From PM’s point of view, you have to manage the crisis by not making the story about the PM and his treatment of staff – which, frankly, is an open secret far from the Westminster Village. Instead, the government spinners are trying to make the story about a dodgy charity launching a personal campaign against the PM at a time when they believe people have more capacity for sympathy than they have in the past. To a point, they have succeeded.

But let’s cut through that. The fact that three patrons of the NBH – including Conservative MP Anne Widdecombe - have resigned because Ms Pratt chose to reveal that her charity had fielded calls from Number 10 staff demonstrates that by all accepted standards of ethics, she shouldn’t have made public information about her clients. I’ve listened to her on the radio and she seems very passionate about her cause – but she can’t sustain a charity that is nominally about confidentiality while sounding off to the press if she thinks it is in the public interest.

So yes, Ms Pratt has a case to answer. But then, she’s not Prime Minister. And nothing that she has done (I believe she was so incensed by minister after minister lining up to defend someone she knew ran an office where there was a problem that she let herself be drawn into an error of judgement) detracts from the central allegations.

Let’s look at the evidence. No-one has denied that No 10 staff phoned the charity, even if they were wrong to say so. Sir Gus O’Donnell’s statement roundly leaves open the possibility that he approached the PM and warned him about his behaviour. And both PM and Harriet Harman’s use of the euphemisms “demanding on others” and “he gets frustrated” along with the PM’s “I get angry with myself” all pointedly don’t rule out the account of Rawnsley.

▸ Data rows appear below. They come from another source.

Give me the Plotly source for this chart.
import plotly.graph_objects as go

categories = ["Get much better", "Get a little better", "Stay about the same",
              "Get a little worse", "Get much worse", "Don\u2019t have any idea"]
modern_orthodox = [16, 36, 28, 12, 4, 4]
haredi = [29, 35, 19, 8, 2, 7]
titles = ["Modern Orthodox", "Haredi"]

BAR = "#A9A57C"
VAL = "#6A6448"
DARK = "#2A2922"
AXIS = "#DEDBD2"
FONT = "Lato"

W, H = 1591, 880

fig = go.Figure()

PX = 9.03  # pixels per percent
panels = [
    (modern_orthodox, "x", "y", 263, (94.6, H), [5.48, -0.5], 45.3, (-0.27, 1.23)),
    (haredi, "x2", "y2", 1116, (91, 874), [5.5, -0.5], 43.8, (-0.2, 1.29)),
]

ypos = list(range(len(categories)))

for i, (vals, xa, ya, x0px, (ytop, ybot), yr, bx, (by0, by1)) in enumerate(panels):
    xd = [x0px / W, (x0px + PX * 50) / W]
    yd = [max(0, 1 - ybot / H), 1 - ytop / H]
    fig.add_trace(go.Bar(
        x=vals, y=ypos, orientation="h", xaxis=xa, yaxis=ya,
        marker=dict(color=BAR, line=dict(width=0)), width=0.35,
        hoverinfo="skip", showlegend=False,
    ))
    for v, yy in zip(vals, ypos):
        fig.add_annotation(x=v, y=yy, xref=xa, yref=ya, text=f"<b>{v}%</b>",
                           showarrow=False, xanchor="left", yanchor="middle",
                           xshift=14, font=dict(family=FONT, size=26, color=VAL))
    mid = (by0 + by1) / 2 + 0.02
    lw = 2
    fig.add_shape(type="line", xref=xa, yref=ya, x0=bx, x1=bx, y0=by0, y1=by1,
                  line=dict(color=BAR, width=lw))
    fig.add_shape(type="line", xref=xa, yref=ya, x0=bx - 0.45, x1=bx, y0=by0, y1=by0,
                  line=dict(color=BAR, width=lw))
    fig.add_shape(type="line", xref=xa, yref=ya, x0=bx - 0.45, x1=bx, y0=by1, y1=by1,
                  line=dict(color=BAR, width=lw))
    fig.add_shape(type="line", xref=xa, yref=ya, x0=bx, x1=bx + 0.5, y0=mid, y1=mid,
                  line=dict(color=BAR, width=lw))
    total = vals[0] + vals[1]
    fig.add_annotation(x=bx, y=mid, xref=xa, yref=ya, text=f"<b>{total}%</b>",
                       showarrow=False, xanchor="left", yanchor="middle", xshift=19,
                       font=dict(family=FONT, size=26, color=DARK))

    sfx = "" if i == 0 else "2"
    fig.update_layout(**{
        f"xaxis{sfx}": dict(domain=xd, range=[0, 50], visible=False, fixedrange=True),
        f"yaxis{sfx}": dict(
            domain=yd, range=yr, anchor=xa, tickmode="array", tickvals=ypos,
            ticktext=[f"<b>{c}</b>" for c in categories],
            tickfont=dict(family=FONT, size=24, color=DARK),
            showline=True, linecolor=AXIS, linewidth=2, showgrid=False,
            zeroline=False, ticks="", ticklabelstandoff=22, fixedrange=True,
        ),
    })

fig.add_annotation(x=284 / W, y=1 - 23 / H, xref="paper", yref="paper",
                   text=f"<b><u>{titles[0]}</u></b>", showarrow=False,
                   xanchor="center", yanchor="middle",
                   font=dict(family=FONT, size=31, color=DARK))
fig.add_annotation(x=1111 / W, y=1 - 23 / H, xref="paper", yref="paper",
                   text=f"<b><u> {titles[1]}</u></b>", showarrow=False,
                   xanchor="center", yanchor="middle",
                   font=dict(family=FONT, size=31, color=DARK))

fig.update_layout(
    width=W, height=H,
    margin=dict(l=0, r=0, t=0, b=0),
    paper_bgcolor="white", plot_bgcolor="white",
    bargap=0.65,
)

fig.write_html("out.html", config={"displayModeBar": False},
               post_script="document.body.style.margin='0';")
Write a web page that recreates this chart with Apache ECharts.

But while Ms Pratt is being shoved through the ringer, the PM is being given a relatively easy ride. The distraction technique has worked – apart from Nick Robinson, whose unwillingness to side with Labour is quite telling. It would be safe to assume that he knows things he’s not inclined to reveal.

All that matters, of course, is what the voters think. The appearance of a Number 10 employee to testify to having been on the receiving end would probably seal the PM’s fate. That won’t happen unless someone is planning to leave the Civil Service at the election anyway because the price of talking would be ostracism from the higher grades. Even though Labour would smear them, the weight of evidence would be too great and the PM finished – it would be poetic justice indeed.

As it happens, things are finely balanced. DC is right to back off and strongly rebut any Labour smears about opposition connivance. But it is worth saying that while Christine Pratt made an error speaking out, that doesn’t discredit the testament that she made. And a lack of self-control and respect for others is not a trait that lends itself well to the modern office of Prime Minister.